Heterogeneous multi-processor system-on-chip (MPSoC) smartphones are required to offer increasing performance and user quality-of-experience (QoE), despite comparatively slow advances in battery technology. Approaches to balance instantaneous power consumption, performance and QoE have been reported, but little research has considered how to perform longer-term budgeting of resources across a complete battery discharge cycle. Approaches that have considered this are oblivious to the daily variability in the user’s desired charging time-of-day (plug-in time), resulting in a failure to meet the user’s battery life expectations, or else an unnecessarily over-constrained QoE. This paper proposes QUAREM, an adaptive resource management approach in mobile MPSoC platforms that maximises QoE while meeting battery life expectations.

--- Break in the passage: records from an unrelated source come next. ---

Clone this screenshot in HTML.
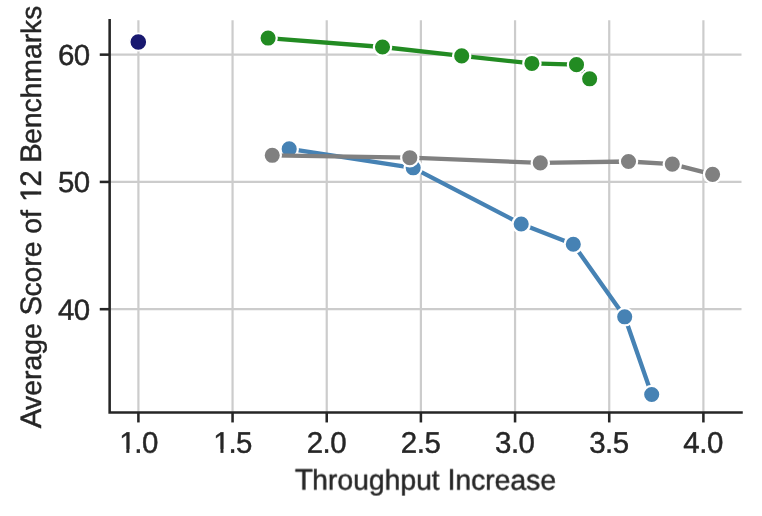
<!DOCTYPE html>
<html><head><meta charset="utf-8"><title>Chart</title>
<style>
html,body{margin:0;padding:0;background:#fff;}
body{width:762px;height:516px;overflow:hidden;}
svg{display:block;}
text{font-family:"Liberation Sans",sans-serif;text-rendering:geometricPrecision;fill:#262626;stroke:#262626;stroke-width:0.45px;stroke-linejoin:round;}
</style></head>
<body>
<svg width="762" height="516" viewBox="0 0 762 516">
<rect x="0" y="0" width="762" height="516" fill="#ffffff"/>
<g stroke="#cccccc" stroke-width="2.2" fill="none">
<line x1="138.40" y1="20.2" x2="138.40" y2="412.55"/>
<line x1="232.56" y1="20.2" x2="232.56" y2="412.55"/>
<line x1="326.73" y1="20.2" x2="326.73" y2="412.55"/>
<line x1="420.89" y1="20.2" x2="420.89" y2="412.55"/>
<line x1="515.06" y1="20.2" x2="515.06" y2="412.55"/>
<line x1="609.23" y1="20.2" x2="609.23" y2="412.55"/>
<line x1="703.39" y1="20.2" x2="703.39" y2="412.55"/>
<line x1="109.65" y1="309.20" x2="741.5" y2="309.20"/>
<line x1="109.65" y1="181.92" x2="741.5" y2="181.92"/>
<line x1="109.65" y1="54.65" x2="741.5" y2="54.65"/>
</g>
<g>
<polyline fill="none" stroke="#4682b4" stroke-width="4.3" stroke-linejoin="round" stroke-linecap="round" points="289.20,148.90 413.20,167.80 521.20,224.00 573.30,244.25 624.70,316.80 651.70,394.50"/>
<circle cx="289.20" cy="148.90" r="8.65" fill="#4682b4" stroke="#ffffff" stroke-width="2.2"/>
<circle cx="413.20" cy="167.80" r="8.65" fill="#4682b4" stroke="#ffffff" stroke-width="2.2"/>
<circle cx="521.20" cy="224.00" r="8.65" fill="#4682b4" stroke="#ffffff" stroke-width="2.2"/>
<circle cx="573.30" cy="244.25" r="8.65" fill="#4682b4" stroke="#ffffff" stroke-width="2.2"/>
<circle cx="624.70" cy="316.80" r="8.65" fill="#4682b4" stroke="#ffffff" stroke-width="2.2"/>
<circle cx="651.70" cy="394.50" r="8.65" fill="#4682b4" stroke="#ffffff" stroke-width="2.2"/>
</g>
<g>
<polyline fill="none" stroke="#808080" stroke-width="4.3" stroke-linejoin="round" stroke-linecap="round" points="272.25,155.30 409.80,157.70 540.30,162.90 628.50,161.50 672.30,164.10 712.60,174.35"/>
<circle cx="272.25" cy="155.30" r="8.65" fill="#808080" stroke="#ffffff" stroke-width="2.2"/>
<circle cx="409.80" cy="157.70" r="8.65" fill="#808080" stroke="#ffffff" stroke-width="2.2"/>
<circle cx="540.30" cy="162.90" r="8.65" fill="#808080" stroke="#ffffff" stroke-width="2.2"/>
<circle cx="628.50" cy="161.50" r="8.65" fill="#808080" stroke="#ffffff" stroke-width="2.2"/>
<circle cx="672.30" cy="164.10" r="8.65" fill="#808080" stroke="#ffffff" stroke-width="2.2"/>
<circle cx="712.60" cy="174.35" r="8.65" fill="#808080" stroke="#ffffff" stroke-width="2.2"/>
</g>
<g>
<polyline fill="none" stroke="#228b22" stroke-width="4.3" stroke-linejoin="round" stroke-linecap="round" points="268.10,38.05 382.50,47.00 461.70,55.90 531.90,63.45 576.50,64.65 589.65,78.80"/>
<circle cx="268.10" cy="38.05" r="8.65" fill="#228b22" stroke="#ffffff" stroke-width="2.2"/>
<circle cx="382.50" cy="47.00" r="8.65" fill="#228b22" stroke="#ffffff" stroke-width="2.2"/>
<circle cx="461.70" cy="55.90" r="8.65" fill="#228b22" stroke="#ffffff" stroke-width="2.2"/>
<circle cx="531.90" cy="63.45" r="8.65" fill="#228b22" stroke="#ffffff" stroke-width="2.2"/>
<circle cx="576.50" cy="64.65" r="8.65" fill="#228b22" stroke="#ffffff" stroke-width="2.2"/>
<circle cx="589.65" cy="78.80" r="8.65" fill="#228b22" stroke="#ffffff" stroke-width="2.2"/>
</g>
<g>
<circle cx="138.30" cy="41.95" r="8.65" fill="#191970" stroke="#ffffff" stroke-width="1.7"/>
</g>
<g stroke="#262626" stroke-width="2.55" fill="none" stroke-linecap="square">
<polyline stroke-linejoin="miter" points="109.65,20.2 109.65,412.55 741.5,412.55"/>
</g>
<g stroke="#262626" stroke-width="2.55" fill="none">
<line x1="138.40" y1="412.55" x2="138.40" y2="422.45"/>
<line x1="232.56" y1="412.55" x2="232.56" y2="422.45"/>
<line x1="326.73" y1="412.55" x2="326.73" y2="422.45"/>
<line x1="420.89" y1="412.55" x2="420.89" y2="422.45"/>
<line x1="515.06" y1="412.55" x2="515.06" y2="422.45"/>
<line x1="609.23" y1="412.55" x2="609.23" y2="422.45"/>
<line x1="703.39" y1="412.55" x2="703.39" y2="422.45"/>
<line x1="99.75" y1="309.20" x2="109.65" y2="309.20"/>
<line x1="99.75" y1="181.92" x2="109.65" y2="181.92"/>
<line x1="99.75" y1="54.65" x2="109.65" y2="54.65"/>
</g>
<g font-size="28.3px" opacity="0.999">
<text transform="translate(138.40,452.75) rotate(0.03) scale(1.04,1.05)" x="-18.543 -4.027 3.381">1.0</text>
<rect x="120.36" y="449.3" width="5.96" height="4.8" fill="#ffffff"/>
<rect x="129.32" y="449.3" width="5.93" height="4.8" fill="#ffffff"/>
<text transform="translate(232.56,452.75) rotate(0.03) scale(1.04,1.05)" x="-18.543 -4.027 3.381">1.5</text>
<rect x="214.52" y="449.3" width="5.96" height="4.8" fill="#ffffff"/>
<rect x="223.48" y="449.3" width="5.93" height="4.8" fill="#ffffff"/>
<text transform="translate(326.73,452.75) rotate(0.03) scale(1.04,1.05)" x="-19.313 -4.027 3.381">2.0</text>
<text transform="translate(420.89,452.75) rotate(0.03) scale(1.04,1.05)" x="-19.313 -4.027 3.381">2.5</text>
<text transform="translate(515.06,452.75) rotate(0.03) scale(1.04,1.05)" x="-19.313 -4.027 3.381">3.0</text>
<text transform="translate(609.23,452.75) rotate(0.03) scale(1.04,1.05)" x="-19.313 -4.027 3.381">3.5</text>
<text transform="translate(703.39,452.75) rotate(0.03) scale(1.04,1.05)" x="-19.313 -4.027 3.381">4.0</text>
<text transform="translate(89.6,319.85) rotate(0.03) scale(1.04,1.03)" text-anchor="end" letter-spacing="-0.6">40</text>
<text transform="translate(89.6,191.95) rotate(0.03) scale(1.04,1.03)" text-anchor="end" letter-spacing="-0.6">50</text>
<text transform="translate(89.6,64.95) rotate(0.03) scale(1.04,1.03)" text-anchor="end" letter-spacing="-0.6">60</text>
<g transform="translate(294.87,489.6) rotate(0.03)"><text><tspan font-size="29.57px" dx="0.000">T</tspan><tspan dx="-0.778">hroughput </tspan><tspan font-size="29.57px" dx="0.000">I</tspan><tspan dx="-0.354">ncrease</tspan></text></g>
<g transform="translate(41.3,428.22) rotate(-90)"><text><tspan font-size="29.57px" dx="0.000">A</tspan><tspan dx="-1.361">verage </tspan><tspan font-size="29.57px" dx="0.000">S</tspan><tspan dx="-0.849">core of </tspan><tspan font-size="29.57px" dx="0.446">1</tspan><tspan font-size="29.57px" dx="-1.508">2</tspan><tspan dx="-0.354"> </tspan><tspan font-size="29.57px" dx="0.000">B</tspan><tspan dx="-0.849">enchmarks</tspan></text><rect x="227.71" y="-3.51" width="5.88" height="4.51" fill="#ffffff"/><rect x="236.81" y="-3.51" width="5.95" height="4.51" fill="#ffffff"/></g>
</g>
</svg>
</body></html>
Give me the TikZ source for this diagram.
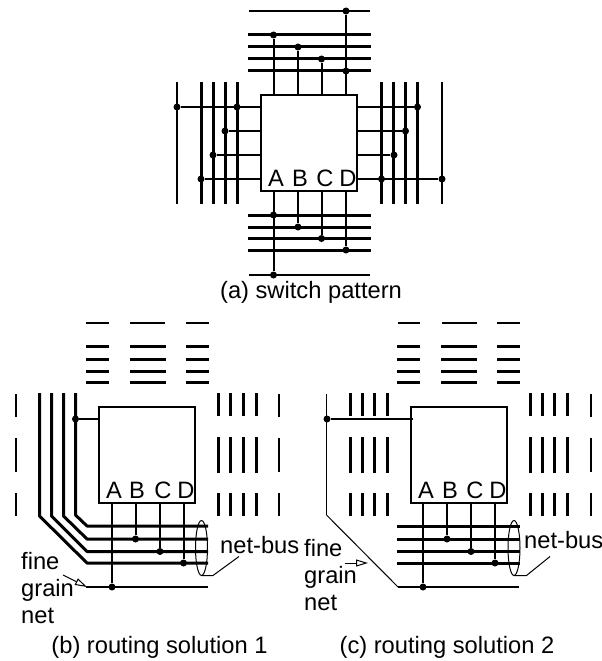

The proposed approach utilises a model that learns and then predicts the dynamics of the energy usage pattern and plug-in times. Unlike state-of-the-art approaches, we maximise the QoE through the adaptive balancing of the battery life and the quality of service (QoS) for the duration of the battery discharge. Our model achieves a good degree of accuracy with a mean absolute percentage error of 3.47 % and 2.48 % for the energy demand and plug-in times respectively. Experimental evaluation on an off-the-shelf commercial smartphone shows that QUAREM achieves the expected battery life of the user within
\(20-25\%\)
energy demand variation with little or no QoE degradation.